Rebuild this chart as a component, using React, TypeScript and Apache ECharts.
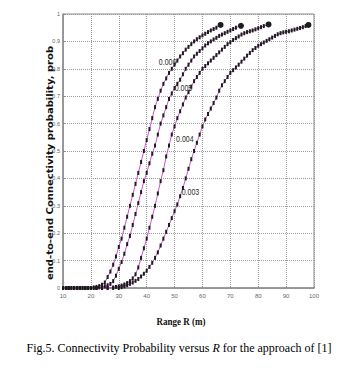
import React, { useEffect, useRef } from "react";
import * as echarts from "echarts";

// Range R (m) ticks and probability ticks
const xTicks = [10, 20, 30, 40, 50, 60, 70, 80, 90, 100];
const curveNames = ["0.006", "0.005", "0.004", "0.003"];

// [R, probability]
const curve0006: [number, number][] = [
  [10, 0], [11, 0], [12, 0], [13, 0], [14, 0], [15, 0], [16, 0], [17, 0], [18, 0], [19, 0], [20, 0],
  [21, 0.002], [22, 0.004], [23, 0.007], [24, 0.012], [25, 0.02], [26, 0.04], [27, 0.06], [28, 0.085],
  [29, 0.115], [30, 0.15], [31, 0.18], [32, 0.22], [33, 0.26], [34, 0.3], [35, 0.34], [36, 0.38],
  [37, 0.42], [38, 0.46], [39, 0.5], [40, 0.54], [41, 0.58], [42, 0.62], [43, 0.66], [44, 0.69],
  [45, 0.72], [46, 0.745], [47, 0.765], [48, 0.785], [49, 0.8], [50, 0.815], [51, 0.83], [52, 0.845],
  [53, 0.857], [54, 0.87], [55, 0.88], [56, 0.89], [57, 0.9], [58, 0.908], [59, 0.915], [60, 0.922],
  [61, 0.928], [62, 0.934], [63, 0.94], [64, 0.945], [65, 0.95], [66.5, 0.96],
];
const curve0005: [number, number][] = [
  [10, 0], [11, 0], [12, 0], [13, 0], [14, 0], [15, 0], [16, 0], [17, 0], [18, 0], [19, 0], [20, 0],
  [21, 0], [22, 0], [23, 0.002], [24, 0.004], [25, 0.006], [26, 0.01], [27, 0.015], [28, 0.025],
  [29, 0.045], [30, 0.07], [31, 0.095], [32, 0.125], [33, 0.16], [34, 0.19], [35, 0.23], [36, 0.27],
  [37, 0.31], [38, 0.35], [39, 0.39], [40, 0.42], [41, 0.455], [42, 0.49], [43, 0.52], [44, 0.56],
  [45, 0.6], [46, 0.63], [47, 0.66], [48, 0.69], [49, 0.71], [50, 0.73], [51, 0.745], [52, 0.76],
  [53, 0.78], [54, 0.8], [55, 0.815], [56, 0.83], [57, 0.845], [58, 0.855], [59, 0.865], [60, 0.875],
  [61, 0.885], [62, 0.893], [63, 0.9], [64, 0.907], [65, 0.913], [66, 0.92], [67, 0.925], [68, 0.93],
  [69, 0.935], [70, 0.94], [71, 0.945], [72, 0.95], [73.8, 0.957],
];
const curve0004: [number, number][] = [
  [10, 0], [12, 0], [14, 0], [16, 0], [18, 0], [20, 0], [22, 0], [24, 0], [26, 0], [28, 0.002],
  [29, 0.004], [30, 0.006], [31, 0.009], [32, 0.013], [33, 0.018], [34, 0.025], [35, 0.035], [36, 0.05],
  [37, 0.075], [38, 0.11], [39, 0.145], [40, 0.18], [41, 0.22], [42, 0.26], [43, 0.3], [44, 0.345],
  [45, 0.39], [46, 0.43], [47, 0.48], [48, 0.52], [49, 0.56], [50, 0.59], [51, 0.62], [52, 0.645],
  [53, 0.67], [54, 0.695], [55, 0.715], [56, 0.735], [57, 0.755], [58, 0.77], [59, 0.785], [60, 0.8],
  [61, 0.81], [62, 0.82], [63, 0.83], [64, 0.84], [65, 0.85], [66, 0.86], [67, 0.87], [68, 0.88],
  [69, 0.89], [70, 0.897], [71, 0.905], [72, 0.912], [73, 0.918], [74, 0.925], [75, 0.93], [76, 0.934],
  [77, 0.937], [78, 0.94], [79, 0.944], [80, 0.948], [81, 0.952], [82, 0.956], [83.7, 0.962],
];
const curve0003: [number, number][] = [
  [10, 0], [12, 0], [14, 0], [16, 0], [18, 0], [20, 0], [22, 0], [24, 0], [26, 0], [28, 0], [30, 0],
  [31, 0.003], [32, 0.006], [33, 0.01], [34, 0.015], [35, 0.02], [36, 0.026], [37, 0.033], [38, 0.042],
  [39, 0.052], [40, 0.063], [41, 0.077], [42, 0.092], [43, 0.11], [44, 0.13], [45, 0.155], [46, 0.18],
  [47, 0.205], [48, 0.23], [49, 0.255], [50, 0.28], [51, 0.305], [52, 0.335], [53, 0.365], [54, 0.4],
  [55, 0.435], [56, 0.47], [57, 0.5], [58, 0.53], [59, 0.56], [60, 0.59], [61, 0.615], [62, 0.635],
  [63, 0.655], [64, 0.675], [65, 0.695], [66, 0.72], [67, 0.74], [68, 0.755], [69, 0.77], [70, 0.785],
  [71, 0.795], [72, 0.805], [73, 0.815], [74, 0.826], [75, 0.837], [76, 0.848], [77, 0.858], [78, 0.868],
  [79, 0.876], [80, 0.884], [81, 0.89], [82, 0.896], [83, 0.902], [84, 0.908], [85, 0.914], [86, 0.92],
  [87, 0.926], [88, 0.93], [89, 0.933], [90, 0.935], [91, 0.937], [92, 0.94], [93, 0.943], [94, 0.946],
  [95, 0.949], [96, 0.952], [97, 0.956], [98, 0.96],
];
const curves = [curve0006, curve0005, curve0004, curve0003];
// where each curve's text label sits, in data coordinates [R, prob]
const labelAnchors: [number, number][] = [
  [47.5, 0.825],
  [53.2, 0.728],
  [53.7, 0.544],
  [55.7, 0.349],
];

export default function App() {
  const ref = useRef<HTMLDivElement>(null);

  useEffect(() => {
    if (!ref.current) return;
    const chart = echarts.init(ref.current, null, { renderer: "svg" });
    const lineColor = "#d24fd8";
    const axisColor = "#8c8c8c";

    const series = curves.map((data, i) => ({
      type: "line",
      name: curveNames[i],
      data: data.map((pt, j) =>
        j === data.length - 1
          ? { value: pt, symbol: "circle", symbolSize: 6 }
          : { value: pt }
      ),
      symbol: "rect",
      symbolSize: [2, 4],
      showSymbol: true,
      showAllSymbol: true,
      itemStyle: { color: "#1c1c1c" },
      lineStyle: { color: lineColor, width: 1 },
      emphasis: { disabled: true },
    }));

    chart.setOption({
      animation: false,
      backgroundColor: "#ffffff",
      grid: {
        left: 63,
        right: 44,
        top: 14,
        bottom: 82,
        show: true,
        borderColor: axisColor,
        borderWidth: 1,
      },
      xAxis: {
        type: "value",
        min: xTicks[0],
        max: xTicks[xTicks.length - 1],
        interval: 10,
        axisLine: { show: true, lineStyle: { color: axisColor, width: 1.5 } },
        axisTick: { show: true, inside: true, length: 2, lineStyle: { color: axisColor } },
        axisLabel: { fontSize: 6, color: "#666", margin: 5, fontFamily: "'Liberation Sans', sans-serif" },
        splitLine: { show: true, lineStyle: { color: "#9a9a9a", type: "dotted", width: 1 } },
      },
      yAxis: {
        type: "value",
        min: 0,
        max: 1,
        interval: 0.1,
        axisLine: { show: true, lineStyle: { color: axisColor, width: 1.5 } },
        axisTick: { show: true, inside: true, length: 2, lineStyle: { color: axisColor } },
        axisLabel: { fontSize: 5.5, color: "#666", margin: 3, fontFamily: "'Liberation Sans', sans-serif" },
        splitLine: { show: true, lineStyle: { color: "#9a9a9a", type: "dotted", width: 1 } },
      },
      series,
    });

    const labelPix = labelAnchors.map((a) => chart.convertToPixel({ gridIndex: 0 }, a) as number[]);

    chart.setOption({
      graphic: [
        ...labelPix.map((p, i) => ({
          id: "lab" + i,
          type: "text",
          x: p[0],
          y: p[1],
          scaleX: 0.78,
          silent: true,
          z: 10,
          style: {
            text: curveNames[i],
            align: "center",
            verticalAlign: "middle",
            fontFamily: "'Liberation Sans', sans-serif",
            fontSize: 9,
            fill: "#2a2a2a",
          },
        })),
        {
          id: "ytitle",
          type: "text",
          x: 50,
          y: 163,
          rotation: Math.PI / 2,
          scaleX: 1.18,
          silent: true,
          style: {
            text: "end-to-end Connectivity probability, prob",
            align: "center",
            verticalAlign: "middle",
            fontFamily: "'DejaVu Sans', sans-serif",
            fontWeight: "bold",
            fontSize: 8.5,
            fill: "#111",
          },
        },
        {
          id: "xtitle",
          type: "text",
          x: 181,
          y: 322,
          scaleX: 0.9,
          silent: true,
          style: {
            text: "Range R (m)",
            align: "center",
            verticalAlign: "middle",
            fontFamily: "'Liberation Serif', serif",
            fontWeight: "bold",
            fontSize: 10,
            fill: "#111",
          },
        },
        {
          id: "caption",
          type: "text",
          left: "center",
          top: 342,
          silent: true,
          style: {
            text: "{n|Fig.5. Connectivity Probability versus }{i|R}{n| for the approach of [1]}",
            rich: {
              n: { fontFamily: "'Liberation Serif', serif", fontSize: 12, fill: "#000" },
              i: { fontFamily: "'Liberation Serif', serif", fontSize: 12, fontStyle: "italic", fill: "#000" },
            },
          },
        },
      ],
    });

    return () => chart.dispose();
  }, []);

  return (
    <div
      ref={ref}
      style={{ position: "fixed", left: 0, top: 0, width: 358, height: 370, background: "#fff" }}
    />
  );
}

#### [Short problem]
In the listing, find every line with the word "React" and state how many there are, nothing more.

#### [Output for this exercise]
2